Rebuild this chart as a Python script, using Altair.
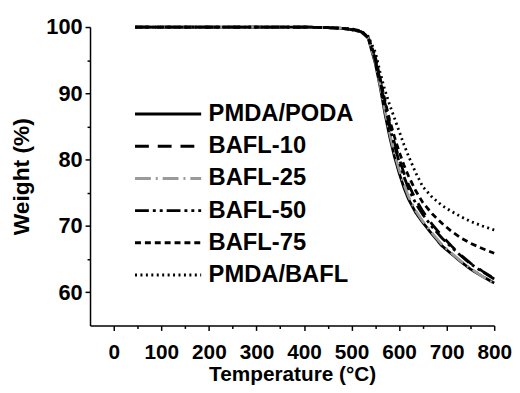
import altair as alt
import pandas as pd

temps = [45, 100, 200, 300, 400, 450, 480, 500, 520, 535, 550, 560, 570, 580, 590,
         600, 610, 620, 635, 650, 670, 690, 710, 730, 750, 775, 800]

names = ["PMDA/PODA", "BAFL-10", "BAFL-25", "BAFL-50", "BAFL-75", "PMDA/BAFL"]

pmda_poda = [100, 100, 100, 100, 100, 99.9, 99.8, 99.6, 99.3, 98.3, 94.5, 91.0, 87.0, 83.5, 80.5,
             78.0, 75.8, 74.0, 72.0, 70.5, 68.7, 67.0, 65.8, 64.6, 63.5, 62.4, 61.4]
bafl_10 = [100, 100, 100, 100, 100, 99.9, 99.8, 99.6, 99.3, 98.4, 95.2, 92.0, 88.6, 85.4, 82.6,
           80.2, 78.0, 76.2, 74.0, 72.2, 70.2, 68.5, 67.0, 65.6, 64.4, 63.2, 62.1]
bafl_25 = [100, 100, 100, 100, 100, 99.9, 99.8, 99.6, 99.3, 98.3, 94.8, 91.3, 87.5, 84.0, 81.0,
           78.5, 76.3, 74.4, 72.3, 70.7, 68.9, 67.2, 65.9, 64.7, 63.6, 62.4, 61.3]
bafl_50 = [100, 100, 100, 100, 100, 99.9, 99.8, 99.6, 99.3, 98.4, 95.0, 91.8, 88.3, 85.0, 82.2,
           79.7, 77.5, 75.6, 73.4, 71.7, 69.8, 68.2, 66.8, 65.5, 64.3, 63.1, 62.0]
bafl_75 = [100, 100, 100, 100, 100, 99.9, 99.8, 99.7, 99.4, 98.5, 95.5, 92.3, 89.0, 86.0, 83.5,
           81.2, 79.2, 77.5, 75.3, 73.5, 71.8, 70.4, 69.2, 68.2, 67.4, 66.6, 65.9]
pmda_bafl = [100, 100, 100, 100, 100, 99.9, 99.8, 99.7, 99.4, 98.6, 96.2, 93.2, 90.5, 88.3, 86.3,
             84.3, 82.3, 80.5, 78.0, 75.9, 74.3, 73.1, 72.2, 71.4, 70.7, 70.0, 69.4]

series = [pmda_poda, bafl_10, bafl_25, bafl_50, bafl_75, pmda_bafl]
colors = ["#000000", "#000000", "#9a9a9a", "#000000", "#000000", "#000000"]
dashes = [[1, 0], [14, 9], [16, 5, 2, 5], [14, 4, 3, 4, 3, 4], [6, 4], [2, 3.5]]

rows = []
for name, vals in zip(names, series):
    for t, w in zip(temps, vals):
        rows.append({"T": t, "W": w, "S": name})
df = pd.DataFrame(rows)

FONT = "Liberation Sans"

legend = alt.Legend(
    title=None, orient="none", legendX=67, legendY=76,
    symbolType="M-4,0H4", symbolSize=280, symbolStrokeWidth=3,
    labelFont=FONT, labelFontSize=24, labelFontWeight="bold", labelColor="black",
    labelOffset=29, rowPadding=8.6,
)

chart = alt.Chart(df).mark_line(strokeWidth=2.8).encode(
    x=alt.X("T:Q", title="Temperature (°C)",
            scale=alt.Scale(domain=[-50, 800], nice=False, zero=False),
            axis=alt.Axis(values=list(range(0, 801, 50)),
                          labelExpr="datum.value % 100 === 0 ? datum.label : ''",
                          labelOverlap=False, labelFlush=False,
                          tickSize={"condition": {"test": "datum.value % 100 === 0", "value": 5}, "value": 3},
                          labelFontSize=21, titleFontSize=21, titlePadding=2, labelPadding=11)),
    y=alt.Y("W:Q", title="Weight (%)",
            scale=alt.Scale(domain=[55, 100], nice=False, zero=False),
            axis=alt.Axis(values=list(range(60, 101, 5)),
                          labelExpr="datum.value % 10 === 0 ? datum.label : ''",
                          labelOverlap=False,
                          tickSize={"condition": {"test": "datum.value % 10 === 0", "value": 5}, "value": 3},
                          labelFontSize=22, titleFontSize=23, titlePadding=13, labelPadding=3)),
    color=alt.Color("S:N", scale=alt.Scale(domain=names, range=colors), legend=legend),
    strokeDash=alt.StrokeDash("S:N", scale=alt.Scale(domain=names, range=dashes), legend=legend),
).properties(
    width=409, height=302,
    autosize=alt.AutoSizeParams(type="none"),
    padding={"left": 83, "top": 17, "right": 18, "bottom": 58},
).configure_axis(
    labelFont=FONT, titleFont=FONT, labelFontWeight="bold", titleFontWeight="bold",
    labelColor="black", titleColor="black", domainColor="black", tickColor="black",
    domainWidth=1.5, tickWidth=1.5, grid=False,
).configure_view(stroke=None)

chart.save("out.html", embed_options={"renderer": "svg", "actions": False})
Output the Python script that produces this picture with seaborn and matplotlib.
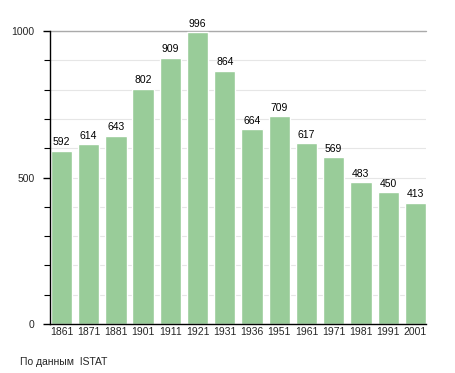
import matplotlib
matplotlib.use("Agg")
import matplotlib.pyplot as plt
import seaborn as sns
import pandas as pd
from matplotlib.ticker import MultipleLocator

years = ["1861", "1871", "1881", "1901", "1911", "1921", "1931", "1936",
         "1951", "1961", "1971", "1981", "1991", "2001"]
population = [592, 614, 643, 802, 909, 996, 864, 664, 709, 617, 569, 483, 450, 413]
source_note = "По данным  ISTAT"

df = pd.DataFrame({"year": years, "pop": population})

sns.set_theme(style="white")
plt.rcParams['font.family'] = ['Liberation Sans', 'DejaVu Sans']

fig = plt.figure(figsize=(4.55, 3.73), dpi=100)
ax = fig.add_axes([50/455, 49/373, 376/455, 293/373])

bw = 0.78
sns.barplot(data=df, x="year", y="pop", color="#99cc99", saturation=1,
            width=bw, ax=ax, zorder=3)

ax.set_ylim(0, 1000)
ax.set_xlim(-bw/2 - 0.03, len(years) - 1 + bw/2)
ax.yaxis.set_major_locator(MultipleLocator(500))
ax.yaxis.set_minor_locator(MultipleLocator(100))
ax.grid(True, which="both", axis="y", color="#e6e6e6", linewidth=0.8, zorder=0)
ax.axhline(1000, color="#aaaaaa", linewidth=1, zorder=1, clip_on=False)

for s in ["top", "right"]:
    ax.spines[s].set_visible(False)
for s in ["left", "bottom"]:
    ax.spines[s].set_color("black")
    ax.spines[s].set_linewidth(1.0)
ax.spines["left"].set_zorder(5)
ax.spines["bottom"].set_zorder(5)

ax.tick_params(axis="y", which="major", length=5, width=1, color="black",
               labelsize=7.5, pad=6, left=True)
ax.tick_params(axis="y", which="minor", length=4, width=0.8, color="black", left=True)
ax.tick_params(axis="x", length=0, labelsize=7.5, pad=2)
ax.set_xlabel("")
ax.set_ylabel("")

for i, v in enumerate(population):
    ax.text(i, v + 12, str(v), ha="center", va="bottom", fontsize=7.5, color="black")

fig.text(20/455, 1 - 362/373, source_note, ha="left", va="center", fontsize=7.5)

fig.savefig("out.png", dpi=100)
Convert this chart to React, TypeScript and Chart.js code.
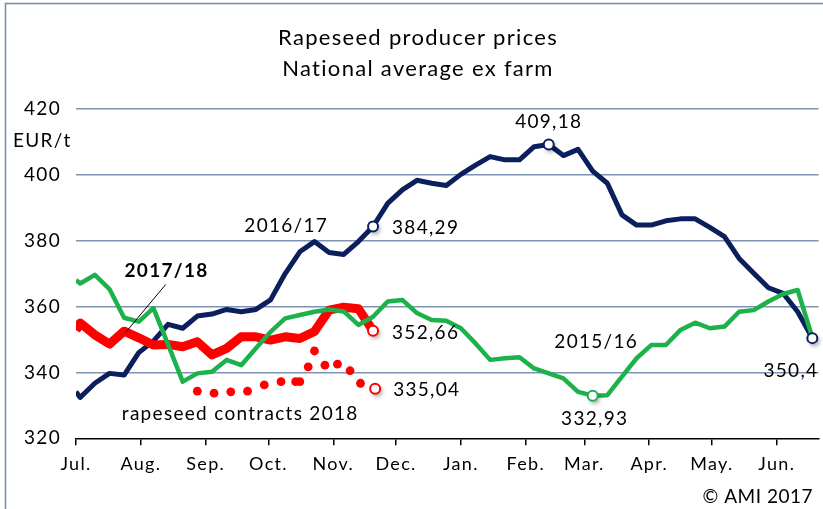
-*-*-
#### Task instructions:
Each line that holds the word "seaborn" should be extracted from the records.

#### Written answer:
Output the Python script that produces this picture with seaborn and matplotlib.
import seaborn as sns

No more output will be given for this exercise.